═══ RECORDS TO USE ═══
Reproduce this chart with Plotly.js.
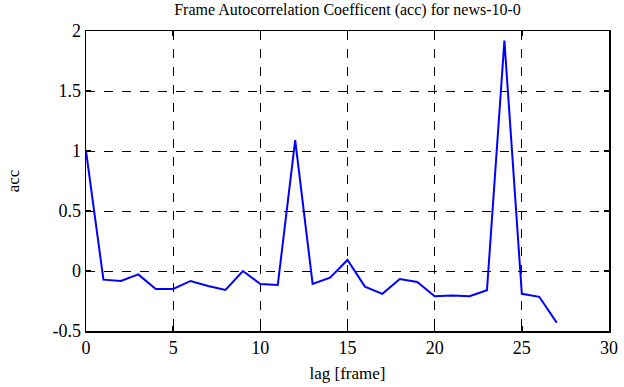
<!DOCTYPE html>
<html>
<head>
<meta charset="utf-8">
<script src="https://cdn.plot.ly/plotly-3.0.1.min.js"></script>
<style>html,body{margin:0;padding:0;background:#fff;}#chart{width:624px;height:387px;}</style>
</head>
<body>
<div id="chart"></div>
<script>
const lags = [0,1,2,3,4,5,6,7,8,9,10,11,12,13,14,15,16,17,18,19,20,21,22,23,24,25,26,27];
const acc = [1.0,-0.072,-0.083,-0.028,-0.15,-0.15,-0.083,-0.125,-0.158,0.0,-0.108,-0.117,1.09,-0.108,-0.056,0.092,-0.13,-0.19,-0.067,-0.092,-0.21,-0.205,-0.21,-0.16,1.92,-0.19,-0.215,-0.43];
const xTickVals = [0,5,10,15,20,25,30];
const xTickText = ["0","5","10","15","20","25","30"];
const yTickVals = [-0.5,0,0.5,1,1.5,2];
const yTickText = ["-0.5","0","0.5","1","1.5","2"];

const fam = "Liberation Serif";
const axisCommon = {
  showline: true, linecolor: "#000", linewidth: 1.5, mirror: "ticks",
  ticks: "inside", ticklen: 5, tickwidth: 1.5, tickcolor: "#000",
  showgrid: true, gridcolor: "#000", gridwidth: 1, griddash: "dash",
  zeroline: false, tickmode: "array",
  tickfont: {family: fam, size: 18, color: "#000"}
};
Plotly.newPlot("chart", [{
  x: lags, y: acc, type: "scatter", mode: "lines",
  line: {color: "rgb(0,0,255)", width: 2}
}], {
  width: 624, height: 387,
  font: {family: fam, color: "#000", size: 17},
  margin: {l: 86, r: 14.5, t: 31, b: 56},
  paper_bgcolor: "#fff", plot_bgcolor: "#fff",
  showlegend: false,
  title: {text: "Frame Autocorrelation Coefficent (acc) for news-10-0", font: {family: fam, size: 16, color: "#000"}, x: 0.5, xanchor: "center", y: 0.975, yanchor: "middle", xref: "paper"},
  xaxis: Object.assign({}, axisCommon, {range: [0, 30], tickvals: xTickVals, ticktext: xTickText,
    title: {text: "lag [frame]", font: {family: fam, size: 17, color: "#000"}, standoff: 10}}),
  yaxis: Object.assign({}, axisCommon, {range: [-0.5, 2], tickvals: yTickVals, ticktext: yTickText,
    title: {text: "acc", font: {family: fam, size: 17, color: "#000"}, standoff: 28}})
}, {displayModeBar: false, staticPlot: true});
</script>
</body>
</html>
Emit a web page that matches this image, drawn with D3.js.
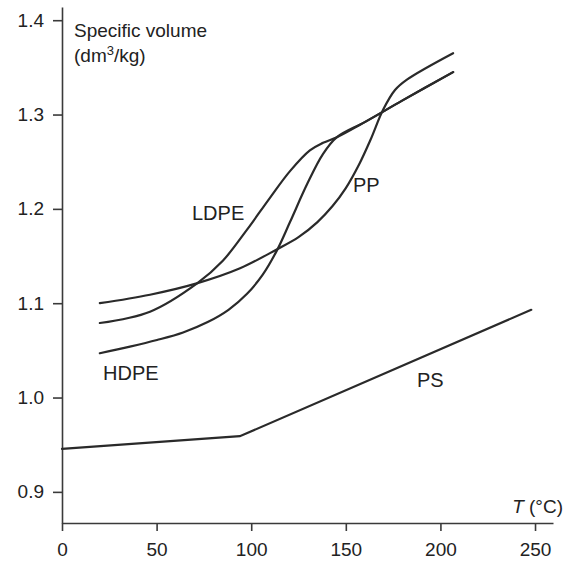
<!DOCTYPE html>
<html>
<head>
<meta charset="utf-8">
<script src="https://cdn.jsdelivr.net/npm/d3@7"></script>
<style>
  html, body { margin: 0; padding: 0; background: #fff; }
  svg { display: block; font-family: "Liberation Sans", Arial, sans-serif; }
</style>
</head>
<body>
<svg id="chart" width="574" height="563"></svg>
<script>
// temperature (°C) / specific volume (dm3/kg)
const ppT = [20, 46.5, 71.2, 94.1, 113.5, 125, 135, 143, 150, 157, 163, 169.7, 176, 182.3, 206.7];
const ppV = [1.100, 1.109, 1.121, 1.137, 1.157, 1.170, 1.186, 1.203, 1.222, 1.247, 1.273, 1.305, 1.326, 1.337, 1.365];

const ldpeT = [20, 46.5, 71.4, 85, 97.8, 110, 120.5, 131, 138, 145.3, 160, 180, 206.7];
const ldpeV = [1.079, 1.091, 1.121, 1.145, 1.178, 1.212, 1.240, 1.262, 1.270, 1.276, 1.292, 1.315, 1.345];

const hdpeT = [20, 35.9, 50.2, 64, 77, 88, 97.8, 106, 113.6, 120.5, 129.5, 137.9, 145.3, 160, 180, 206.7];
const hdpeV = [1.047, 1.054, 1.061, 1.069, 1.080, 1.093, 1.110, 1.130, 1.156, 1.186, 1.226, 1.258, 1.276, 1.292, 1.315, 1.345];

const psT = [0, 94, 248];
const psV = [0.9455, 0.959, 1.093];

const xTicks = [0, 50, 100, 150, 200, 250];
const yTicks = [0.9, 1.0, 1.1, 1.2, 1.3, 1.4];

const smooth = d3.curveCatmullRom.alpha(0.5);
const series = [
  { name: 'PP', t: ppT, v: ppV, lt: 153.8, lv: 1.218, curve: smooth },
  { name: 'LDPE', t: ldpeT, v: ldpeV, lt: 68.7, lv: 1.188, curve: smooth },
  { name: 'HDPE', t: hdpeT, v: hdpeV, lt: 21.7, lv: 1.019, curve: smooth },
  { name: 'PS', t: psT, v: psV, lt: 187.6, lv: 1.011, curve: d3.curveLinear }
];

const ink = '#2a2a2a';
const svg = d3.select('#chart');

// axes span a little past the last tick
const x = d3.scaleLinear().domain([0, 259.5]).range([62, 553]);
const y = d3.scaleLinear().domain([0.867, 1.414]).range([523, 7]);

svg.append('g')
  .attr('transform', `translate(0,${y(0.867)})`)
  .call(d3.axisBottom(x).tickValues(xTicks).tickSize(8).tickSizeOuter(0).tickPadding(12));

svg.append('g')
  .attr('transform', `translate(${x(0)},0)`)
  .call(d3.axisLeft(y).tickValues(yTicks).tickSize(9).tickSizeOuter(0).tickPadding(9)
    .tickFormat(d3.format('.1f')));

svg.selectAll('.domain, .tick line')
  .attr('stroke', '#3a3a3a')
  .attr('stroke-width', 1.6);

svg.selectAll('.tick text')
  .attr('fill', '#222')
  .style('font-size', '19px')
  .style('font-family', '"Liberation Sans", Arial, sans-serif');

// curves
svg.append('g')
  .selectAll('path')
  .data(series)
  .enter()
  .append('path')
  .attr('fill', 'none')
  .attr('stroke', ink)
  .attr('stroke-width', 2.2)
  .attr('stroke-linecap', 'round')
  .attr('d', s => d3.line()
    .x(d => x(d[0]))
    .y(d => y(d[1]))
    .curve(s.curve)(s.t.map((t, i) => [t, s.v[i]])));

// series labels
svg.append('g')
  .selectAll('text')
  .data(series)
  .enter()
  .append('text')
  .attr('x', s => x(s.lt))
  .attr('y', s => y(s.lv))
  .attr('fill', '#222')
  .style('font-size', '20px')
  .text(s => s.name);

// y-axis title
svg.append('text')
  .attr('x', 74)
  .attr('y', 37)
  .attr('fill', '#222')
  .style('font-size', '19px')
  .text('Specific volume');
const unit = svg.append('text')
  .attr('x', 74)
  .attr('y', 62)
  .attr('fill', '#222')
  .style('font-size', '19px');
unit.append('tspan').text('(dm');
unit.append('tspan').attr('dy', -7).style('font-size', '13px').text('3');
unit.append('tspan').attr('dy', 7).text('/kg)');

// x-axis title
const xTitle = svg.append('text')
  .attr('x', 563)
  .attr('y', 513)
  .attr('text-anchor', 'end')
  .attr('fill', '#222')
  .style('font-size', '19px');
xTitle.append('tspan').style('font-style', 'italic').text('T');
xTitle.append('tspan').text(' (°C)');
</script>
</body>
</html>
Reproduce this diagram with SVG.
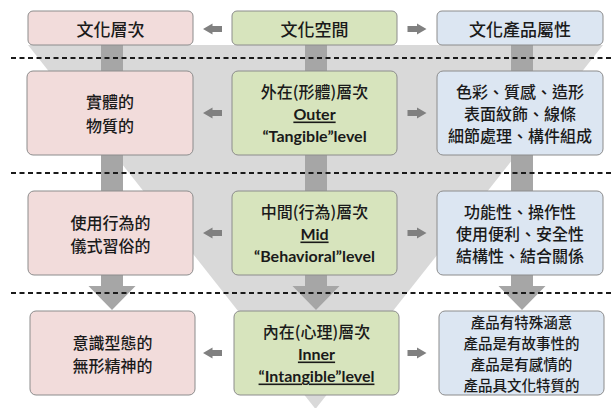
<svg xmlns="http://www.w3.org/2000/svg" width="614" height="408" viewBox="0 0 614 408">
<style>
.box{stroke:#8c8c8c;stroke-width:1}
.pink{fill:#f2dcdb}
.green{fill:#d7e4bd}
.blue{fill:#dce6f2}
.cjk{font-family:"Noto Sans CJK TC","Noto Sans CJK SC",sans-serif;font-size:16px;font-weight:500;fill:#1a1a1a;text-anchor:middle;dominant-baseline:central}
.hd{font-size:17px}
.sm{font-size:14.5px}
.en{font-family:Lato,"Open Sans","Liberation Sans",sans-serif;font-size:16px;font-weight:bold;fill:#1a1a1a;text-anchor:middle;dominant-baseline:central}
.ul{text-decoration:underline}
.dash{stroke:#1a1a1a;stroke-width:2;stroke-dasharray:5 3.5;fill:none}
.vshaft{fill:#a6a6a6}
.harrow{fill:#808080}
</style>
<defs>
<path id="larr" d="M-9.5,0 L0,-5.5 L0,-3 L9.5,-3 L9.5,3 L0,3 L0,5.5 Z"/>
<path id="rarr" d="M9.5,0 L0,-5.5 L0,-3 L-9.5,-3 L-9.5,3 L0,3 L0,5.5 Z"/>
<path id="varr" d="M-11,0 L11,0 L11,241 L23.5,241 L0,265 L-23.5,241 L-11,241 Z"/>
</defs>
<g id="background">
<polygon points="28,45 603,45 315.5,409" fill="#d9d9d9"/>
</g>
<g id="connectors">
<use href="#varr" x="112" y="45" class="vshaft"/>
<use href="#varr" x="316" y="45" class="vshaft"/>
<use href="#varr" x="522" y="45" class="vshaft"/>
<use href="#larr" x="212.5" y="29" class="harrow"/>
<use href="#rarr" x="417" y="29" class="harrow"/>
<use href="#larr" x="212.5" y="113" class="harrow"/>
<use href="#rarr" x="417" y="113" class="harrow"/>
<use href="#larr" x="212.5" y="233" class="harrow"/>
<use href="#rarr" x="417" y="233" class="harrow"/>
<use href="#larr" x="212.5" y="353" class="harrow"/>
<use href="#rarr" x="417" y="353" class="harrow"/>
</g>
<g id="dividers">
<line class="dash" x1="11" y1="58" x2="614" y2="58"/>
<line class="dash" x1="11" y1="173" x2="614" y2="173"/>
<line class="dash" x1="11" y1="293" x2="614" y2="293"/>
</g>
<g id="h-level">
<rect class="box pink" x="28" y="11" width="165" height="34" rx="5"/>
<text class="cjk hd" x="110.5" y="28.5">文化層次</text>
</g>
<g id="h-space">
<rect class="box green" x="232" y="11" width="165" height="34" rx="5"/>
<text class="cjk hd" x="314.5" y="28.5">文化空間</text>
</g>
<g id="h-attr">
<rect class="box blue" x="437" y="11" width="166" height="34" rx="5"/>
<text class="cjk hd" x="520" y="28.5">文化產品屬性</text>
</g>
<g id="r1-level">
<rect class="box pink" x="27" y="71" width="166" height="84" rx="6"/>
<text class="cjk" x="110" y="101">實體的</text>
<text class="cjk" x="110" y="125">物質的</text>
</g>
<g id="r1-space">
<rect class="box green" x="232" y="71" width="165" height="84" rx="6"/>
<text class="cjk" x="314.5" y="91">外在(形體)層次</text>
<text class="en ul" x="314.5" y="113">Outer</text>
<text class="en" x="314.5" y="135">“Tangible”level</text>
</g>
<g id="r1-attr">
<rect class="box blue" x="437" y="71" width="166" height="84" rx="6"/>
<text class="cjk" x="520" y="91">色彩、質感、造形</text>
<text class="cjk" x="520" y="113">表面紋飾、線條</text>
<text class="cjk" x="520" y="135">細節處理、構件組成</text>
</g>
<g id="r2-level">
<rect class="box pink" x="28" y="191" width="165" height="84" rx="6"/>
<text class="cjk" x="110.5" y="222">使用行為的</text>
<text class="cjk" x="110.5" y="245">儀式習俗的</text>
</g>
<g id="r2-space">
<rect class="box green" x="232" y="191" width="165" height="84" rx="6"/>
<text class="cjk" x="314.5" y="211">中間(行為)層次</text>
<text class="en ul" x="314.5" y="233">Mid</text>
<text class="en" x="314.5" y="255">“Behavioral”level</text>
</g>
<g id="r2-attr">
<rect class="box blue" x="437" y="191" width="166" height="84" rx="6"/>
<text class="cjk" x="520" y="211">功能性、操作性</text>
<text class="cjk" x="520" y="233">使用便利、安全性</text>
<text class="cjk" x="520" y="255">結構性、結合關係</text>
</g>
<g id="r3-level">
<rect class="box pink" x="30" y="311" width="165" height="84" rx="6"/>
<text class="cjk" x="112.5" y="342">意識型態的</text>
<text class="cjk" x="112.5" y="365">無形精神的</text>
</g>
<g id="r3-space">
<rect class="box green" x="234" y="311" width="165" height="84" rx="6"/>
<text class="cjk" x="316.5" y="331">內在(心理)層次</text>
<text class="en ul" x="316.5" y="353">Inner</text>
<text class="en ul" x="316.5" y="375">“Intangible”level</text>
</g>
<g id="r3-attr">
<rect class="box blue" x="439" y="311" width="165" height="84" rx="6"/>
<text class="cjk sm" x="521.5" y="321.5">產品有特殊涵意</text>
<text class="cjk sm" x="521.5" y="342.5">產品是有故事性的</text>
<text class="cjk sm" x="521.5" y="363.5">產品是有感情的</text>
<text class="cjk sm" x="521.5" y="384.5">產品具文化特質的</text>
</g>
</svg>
═══
GOAL OF THE EXERCISE ->
Gather each line of the listing that holds the string "with".

RESPONSE FOR THIS EXERCISE ->
Reproduce this chart with Plotly.js.
Emit a web page that matches this image, drawn with D3.js.
Reproduce this diagram with SVG.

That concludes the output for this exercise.